_Aim_
Quote the records that follow in full, leaving the pictures out.
>> BEGIN Extracted data
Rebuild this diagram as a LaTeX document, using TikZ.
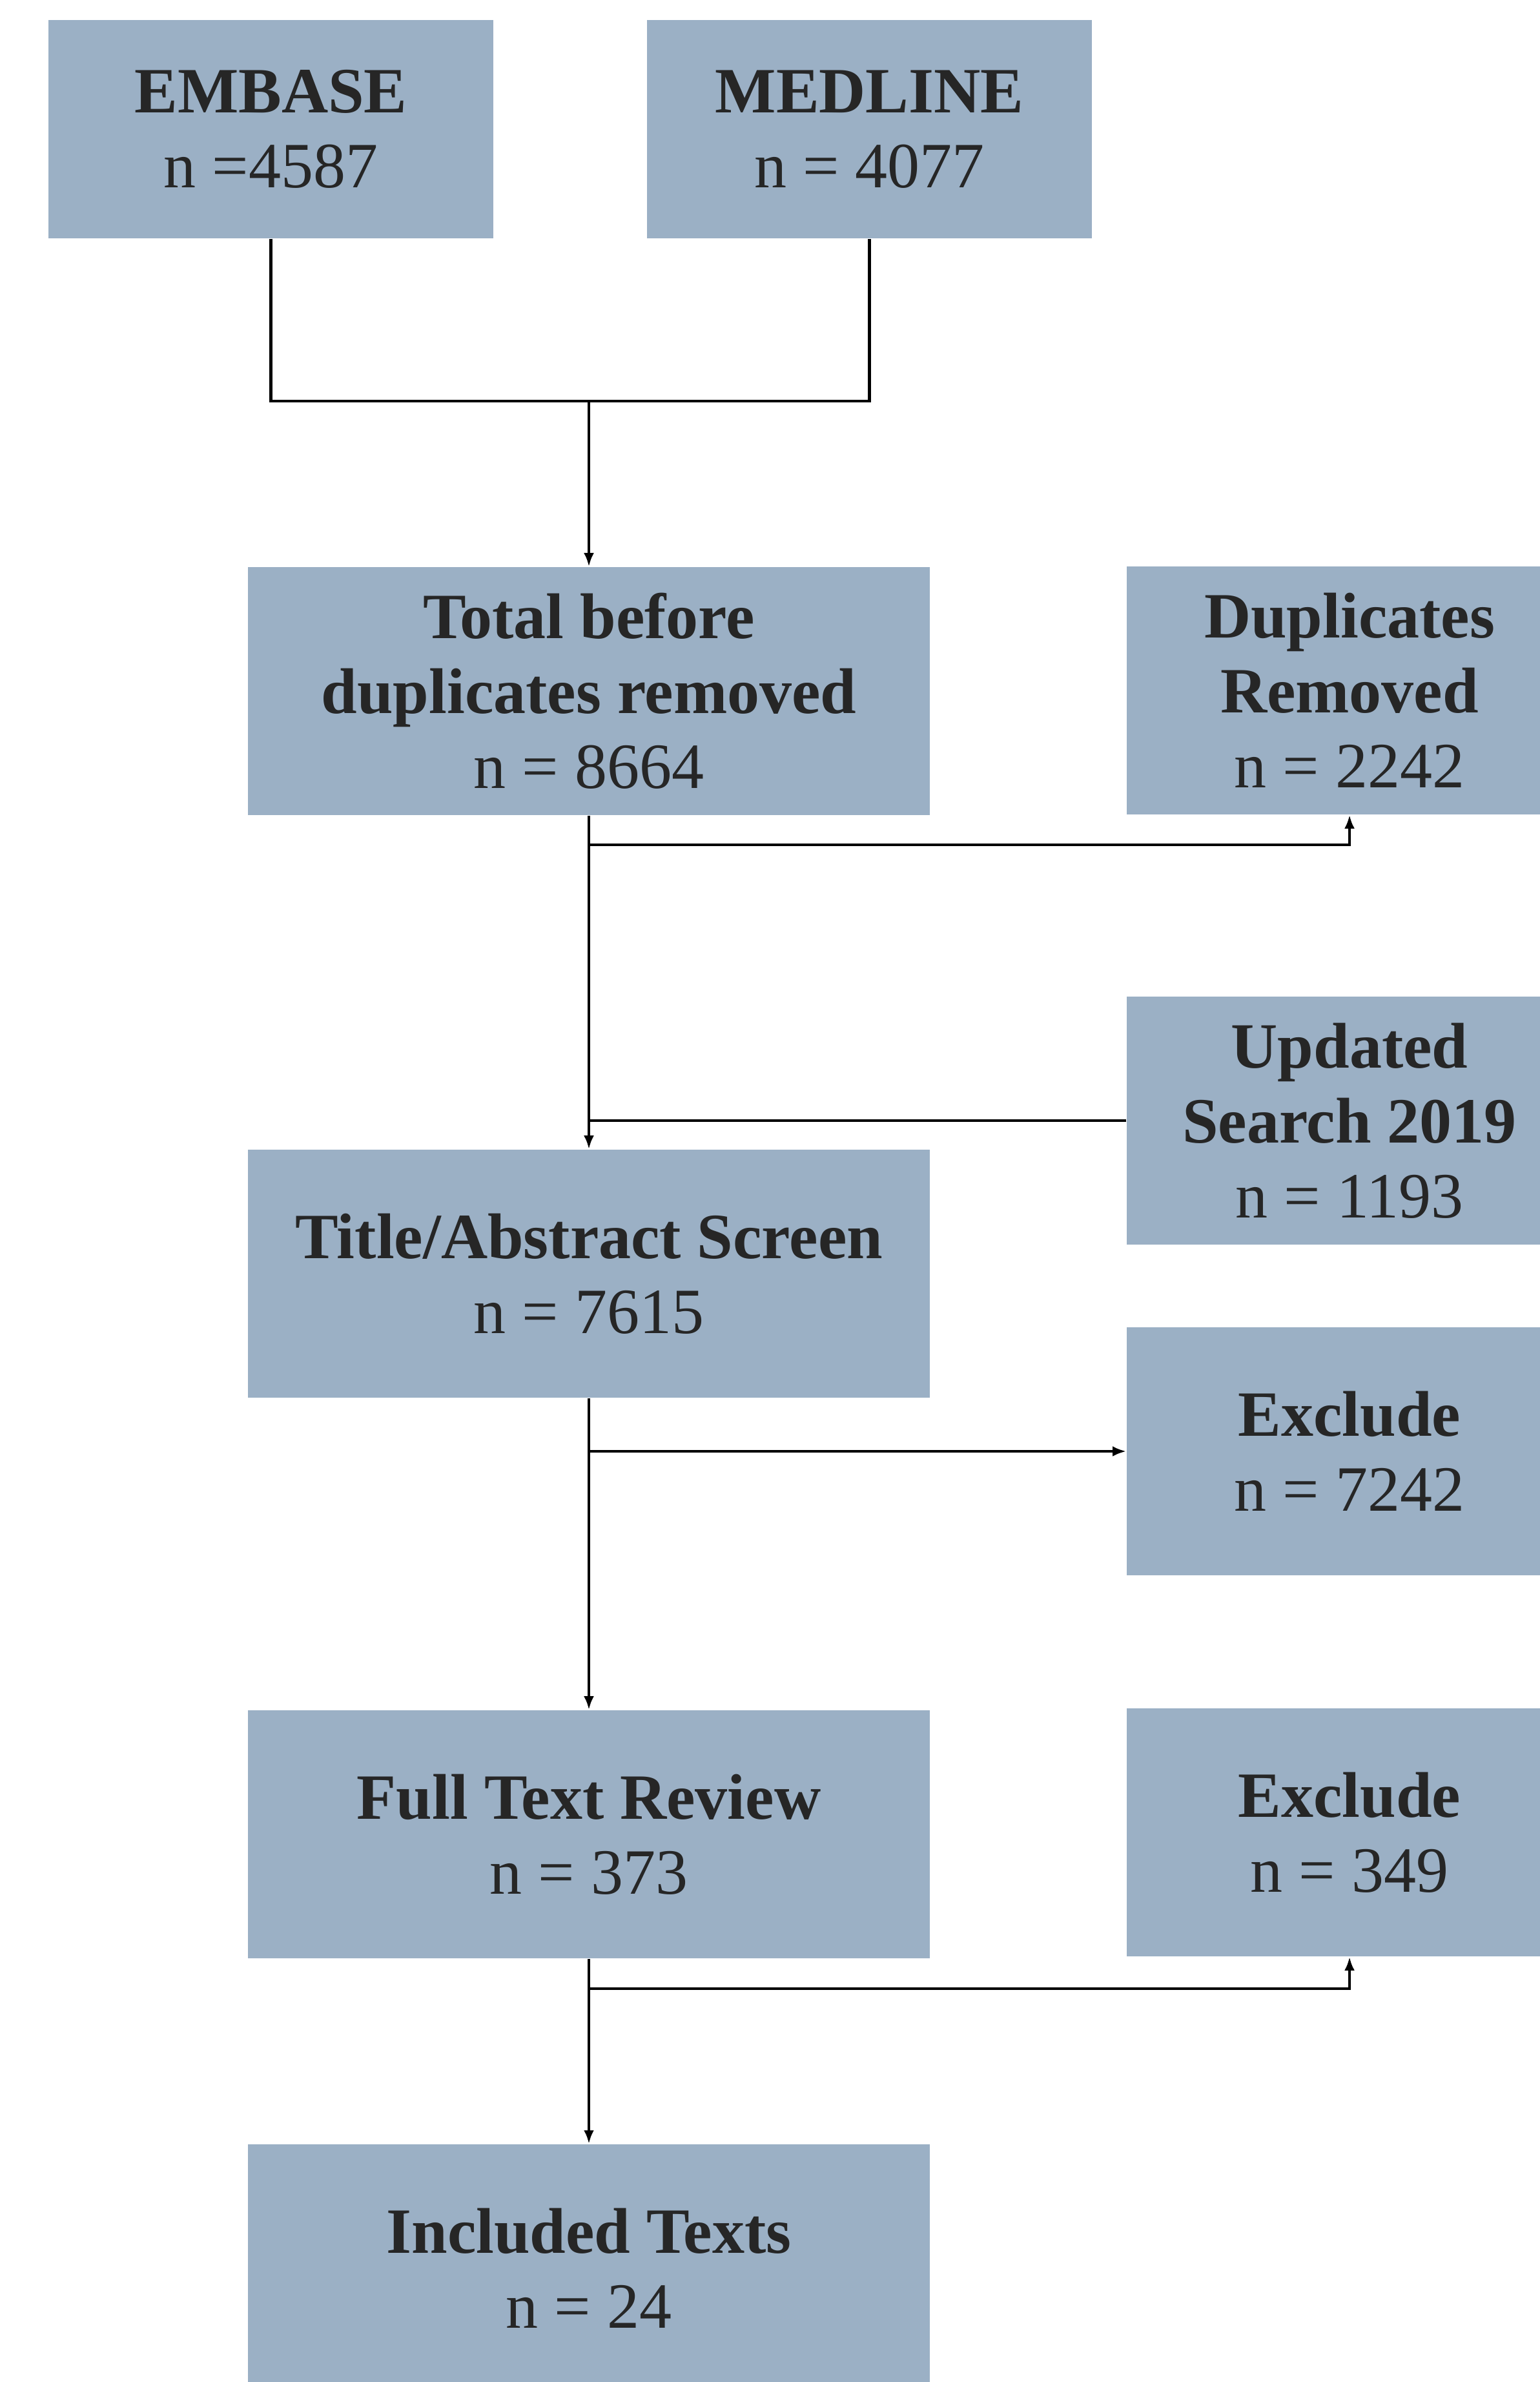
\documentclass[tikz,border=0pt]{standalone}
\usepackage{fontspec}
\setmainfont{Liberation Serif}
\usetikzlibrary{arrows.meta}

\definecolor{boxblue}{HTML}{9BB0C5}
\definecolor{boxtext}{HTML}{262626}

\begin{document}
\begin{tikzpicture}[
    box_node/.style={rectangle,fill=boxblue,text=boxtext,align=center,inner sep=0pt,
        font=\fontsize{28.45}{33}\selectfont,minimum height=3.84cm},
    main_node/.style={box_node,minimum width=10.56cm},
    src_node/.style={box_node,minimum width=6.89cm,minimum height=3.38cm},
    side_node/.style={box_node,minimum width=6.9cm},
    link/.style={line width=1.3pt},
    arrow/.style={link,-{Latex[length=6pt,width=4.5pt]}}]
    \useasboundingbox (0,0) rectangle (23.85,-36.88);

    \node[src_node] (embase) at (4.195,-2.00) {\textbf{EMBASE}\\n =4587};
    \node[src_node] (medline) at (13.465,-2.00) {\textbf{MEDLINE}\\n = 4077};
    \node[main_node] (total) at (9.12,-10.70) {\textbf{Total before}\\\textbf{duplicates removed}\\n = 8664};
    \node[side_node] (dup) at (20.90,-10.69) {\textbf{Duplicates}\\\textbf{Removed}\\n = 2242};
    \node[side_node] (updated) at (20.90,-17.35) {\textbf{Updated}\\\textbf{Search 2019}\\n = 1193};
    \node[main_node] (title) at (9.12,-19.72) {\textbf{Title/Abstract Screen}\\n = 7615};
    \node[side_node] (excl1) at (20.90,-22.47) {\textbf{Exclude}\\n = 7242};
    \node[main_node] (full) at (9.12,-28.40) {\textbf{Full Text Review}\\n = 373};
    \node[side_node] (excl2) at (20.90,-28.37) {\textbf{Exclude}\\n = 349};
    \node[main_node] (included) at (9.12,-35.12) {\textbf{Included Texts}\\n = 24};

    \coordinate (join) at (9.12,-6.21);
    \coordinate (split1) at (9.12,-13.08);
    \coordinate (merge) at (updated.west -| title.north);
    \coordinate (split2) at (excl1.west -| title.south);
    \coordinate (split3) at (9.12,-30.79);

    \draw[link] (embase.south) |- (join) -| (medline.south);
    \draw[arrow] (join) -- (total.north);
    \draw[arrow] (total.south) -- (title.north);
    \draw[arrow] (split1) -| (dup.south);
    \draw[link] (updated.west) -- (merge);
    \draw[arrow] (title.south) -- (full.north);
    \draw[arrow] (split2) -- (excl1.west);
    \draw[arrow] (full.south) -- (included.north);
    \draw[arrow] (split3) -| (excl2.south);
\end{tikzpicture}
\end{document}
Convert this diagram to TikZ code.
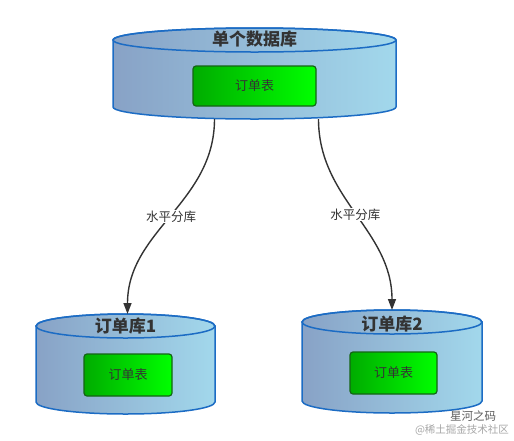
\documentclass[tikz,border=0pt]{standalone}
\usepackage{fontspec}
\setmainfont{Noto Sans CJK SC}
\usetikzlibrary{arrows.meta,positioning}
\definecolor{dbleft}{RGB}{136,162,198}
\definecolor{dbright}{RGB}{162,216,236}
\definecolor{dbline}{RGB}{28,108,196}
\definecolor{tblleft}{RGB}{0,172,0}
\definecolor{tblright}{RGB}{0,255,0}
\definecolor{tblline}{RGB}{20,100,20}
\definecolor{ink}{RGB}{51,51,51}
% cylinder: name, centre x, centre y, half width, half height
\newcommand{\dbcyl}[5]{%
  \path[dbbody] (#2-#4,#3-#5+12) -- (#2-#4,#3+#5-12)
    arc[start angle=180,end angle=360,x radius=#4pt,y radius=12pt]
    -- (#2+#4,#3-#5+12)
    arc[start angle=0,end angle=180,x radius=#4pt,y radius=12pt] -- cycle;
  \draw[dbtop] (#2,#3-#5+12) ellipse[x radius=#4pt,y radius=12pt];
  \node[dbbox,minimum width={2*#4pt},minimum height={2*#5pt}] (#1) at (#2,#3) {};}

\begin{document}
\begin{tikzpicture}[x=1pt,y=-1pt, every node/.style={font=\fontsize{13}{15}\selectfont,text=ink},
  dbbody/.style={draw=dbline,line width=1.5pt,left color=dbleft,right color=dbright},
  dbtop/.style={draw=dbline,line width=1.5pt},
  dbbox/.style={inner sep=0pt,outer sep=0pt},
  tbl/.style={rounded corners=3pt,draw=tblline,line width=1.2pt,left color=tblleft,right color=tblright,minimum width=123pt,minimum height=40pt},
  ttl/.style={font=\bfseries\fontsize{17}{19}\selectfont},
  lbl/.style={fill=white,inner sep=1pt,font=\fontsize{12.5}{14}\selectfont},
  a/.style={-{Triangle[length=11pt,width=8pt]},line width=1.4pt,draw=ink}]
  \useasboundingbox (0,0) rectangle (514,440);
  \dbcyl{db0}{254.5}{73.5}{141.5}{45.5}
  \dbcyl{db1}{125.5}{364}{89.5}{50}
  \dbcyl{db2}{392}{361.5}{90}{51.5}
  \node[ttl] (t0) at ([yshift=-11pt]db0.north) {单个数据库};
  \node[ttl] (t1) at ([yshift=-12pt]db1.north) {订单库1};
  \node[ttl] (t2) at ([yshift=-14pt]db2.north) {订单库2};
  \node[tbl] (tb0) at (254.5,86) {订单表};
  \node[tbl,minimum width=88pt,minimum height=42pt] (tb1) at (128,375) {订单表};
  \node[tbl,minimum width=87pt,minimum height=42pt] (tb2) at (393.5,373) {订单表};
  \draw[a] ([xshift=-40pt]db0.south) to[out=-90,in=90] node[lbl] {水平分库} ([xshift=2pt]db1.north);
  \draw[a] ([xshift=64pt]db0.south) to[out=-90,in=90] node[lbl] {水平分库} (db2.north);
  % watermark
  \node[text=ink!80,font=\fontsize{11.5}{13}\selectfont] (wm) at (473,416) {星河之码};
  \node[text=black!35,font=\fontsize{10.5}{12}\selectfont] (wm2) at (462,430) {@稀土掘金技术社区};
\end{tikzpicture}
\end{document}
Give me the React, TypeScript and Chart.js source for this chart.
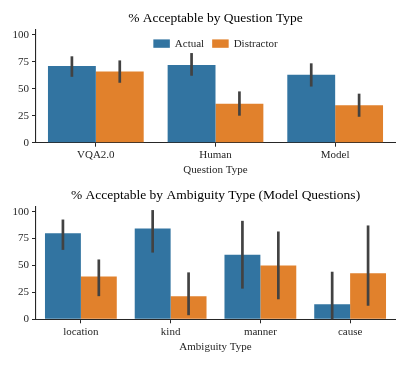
>> END Extracted data
_Answer to the exercise_
Rebuild this diagram as a LaTeX document, using TikZ.
\documentclass[tikz,border=0pt]{standalone}
\usepackage{fontspec}
\setmainfont{Liberation Serif}
\usetikzlibrary{arrows.meta}

\definecolor{boxblue}{HTML}{9BB0C5}
\definecolor{boxtext}{HTML}{262626}

\begin{document}
\begin{tikzpicture}[
    box_node/.style={rectangle,fill=boxblue,text=boxtext,align=center,inner sep=0pt,
        font=\fontsize{28.45}{33}\selectfont,minimum height=3.84cm},
    main_node/.style={box_node,minimum width=10.56cm},
    src_node/.style={box_node,minimum width=6.89cm,minimum height=3.38cm},
    side_node/.style={box_node,minimum width=6.9cm},
    link/.style={line width=1.3pt},
    arrow/.style={link,-{Latex[length=6pt,width=4.5pt]}}]
    \useasboundingbox (0,0) rectangle (23.85,-36.88);

    \node[src_node] (embase) at (4.195,-2.00) {\textbf{EMBASE}\\n =4587};
    \node[src_node] (medline) at (13.465,-2.00) {\textbf{MEDLINE}\\n = 4077};
    \node[main_node] (total) at (9.12,-10.70) {\textbf{Total before}\\\textbf{duplicates removed}\\n = 8664};
    \node[side_node] (dup) at (20.90,-10.69) {\textbf{Duplicates}\\\textbf{Removed}\\n = 2242};
    \node[side_node] (updated) at (20.90,-17.35) {\textbf{Updated}\\\textbf{Search 2019}\\n = 1193};
    \node[main_node] (title) at (9.12,-19.72) {\textbf{Title/Abstract Screen}\\n = 7615};
    \node[side_node] (excl1) at (20.90,-22.47) {\textbf{Exclude}\\n = 7242};
    \node[main_node] (full) at (9.12,-28.40) {\textbf{Full Text Review}\\n = 373};
    \node[side_node] (excl2) at (20.90,-28.37) {\textbf{Exclude}\\n = 349};
    \node[main_node] (included) at (9.12,-35.12) {\textbf{Included Texts}\\n = 24};

    \coordinate (join) at (9.12,-6.21);
    \coordinate (split1) at (9.12,-13.08);
    \coordinate (merge) at (updated.west -| title.north);
    \coordinate (split2) at (excl1.west -| title.south);
    \coordinate (split3) at (9.12,-30.79);

    \draw[link] (embase.south) |- (join) -| (medline.south);
    \draw[arrow] (join) -- (total.north);
    \draw[arrow] (total.south) -- (title.north);
    \draw[arrow] (split1) -| (dup.south);
    \draw[link] (updated.west) -- (merge);
    \draw[arrow] (title.south) -- (full.north);
    \draw[arrow] (split2) -- (excl1.west);
    \draw[arrow] (full.south) -- (included.north);
    \draw[arrow] (split3) -| (excl2.south);
\end{tikzpicture}
\end{document}
Convert this diagram to TikZ code.
\documentclass[tikz,border=0pt]{standalone}
\usepackage{fontspec}
\setmainfont{Noto Sans CJK SC}
\usetikzlibrary{arrows.meta,positioning}
\definecolor{dbleft}{RGB}{136,162,198}
\definecolor{dbright}{RGB}{162,216,236}
\definecolor{dbline}{RGB}{28,108,196}
\definecolor{tblleft}{RGB}{0,172,0}
\definecolor{tblright}{RGB}{0,255,0}
\definecolor{tblline}{RGB}{20,100,20}
\definecolor{ink}{RGB}{51,51,51}
% cylinder: name, centre x, centre y, half width, half height
\newcommand{\dbcyl}[5]{%
  \path[dbbody] (#2-#4,#3-#5+12) -- (#2-#4,#3+#5-12)
    arc[start angle=180,end angle=360,x radius=#4pt,y radius=12pt]
    -- (#2+#4,#3-#5+12)
    arc[start angle=0,end angle=180,x radius=#4pt,y radius=12pt] -- cycle;
  \draw[dbtop] (#2,#3-#5+12) ellipse[x radius=#4pt,y radius=12pt];
  \node[dbbox,minimum width={2*#4pt},minimum height={2*#5pt}] (#1) at (#2,#3) {};}

\begin{document}
\begin{tikzpicture}[x=1pt,y=-1pt, every node/.style={font=\fontsize{13}{15}\selectfont,text=ink},
  dbbody/.style={draw=dbline,line width=1.5pt,left color=dbleft,right color=dbright},
  dbtop/.style={draw=dbline,line width=1.5pt},
  dbbox/.style={inner sep=0pt,outer sep=0pt},
  tbl/.style={rounded corners=3pt,draw=tblline,line width=1.2pt,left color=tblleft,right color=tblright,minimum width=123pt,minimum height=40pt},
  ttl/.style={font=\bfseries\fontsize{17}{19}\selectfont},
  lbl/.style={fill=white,inner sep=1pt,font=\fontsize{12.5}{14}\selectfont},
  a/.style={-{Triangle[length=11pt,width=8pt]},line width=1.4pt,draw=ink}]
  \useasboundingbox (0,0) rectangle (514,440);
  \dbcyl{db0}{254.5}{73.5}{141.5}{45.5}
  \dbcyl{db1}{125.5}{364}{89.5}{50}
  \dbcyl{db2}{392}{361.5}{90}{51.5}
  \node[ttl] (t0) at ([yshift=-11pt]db0.north) {单个数据库};
  \node[ttl] (t1) at ([yshift=-12pt]db1.north) {订单库1};
  \node[ttl] (t2) at ([yshift=-14pt]db2.north) {订单库2};
  \node[tbl] (tb0) at (254.5,86) {订单表};
  \node[tbl,minimum width=88pt,minimum height=42pt] (tb1) at (128,375) {订单表};
  \node[tbl,minimum width=87pt,minimum height=42pt] (tb2) at (393.5,373) {订单表};
  \draw[a] ([xshift=-40pt]db0.south) to[out=-90,in=90] node[lbl] {水平分库} ([xshift=2pt]db1.north);
  \draw[a] ([xshift=64pt]db0.south) to[out=-90,in=90] node[lbl] {水平分库} (db2.north);
  % watermark
  \node[text=ink!80,font=\fontsize{11.5}{13}\selectfont] (wm) at (473,416) {星河之码};
  \node[text=black!35,font=\fontsize{10.5}{12}\selectfont] (wm2) at (462,430) {@稀土掘金技术社区};
\end{tikzpicture}
\end{document}
Give me the React, TypeScript and Chart.js source for this chart.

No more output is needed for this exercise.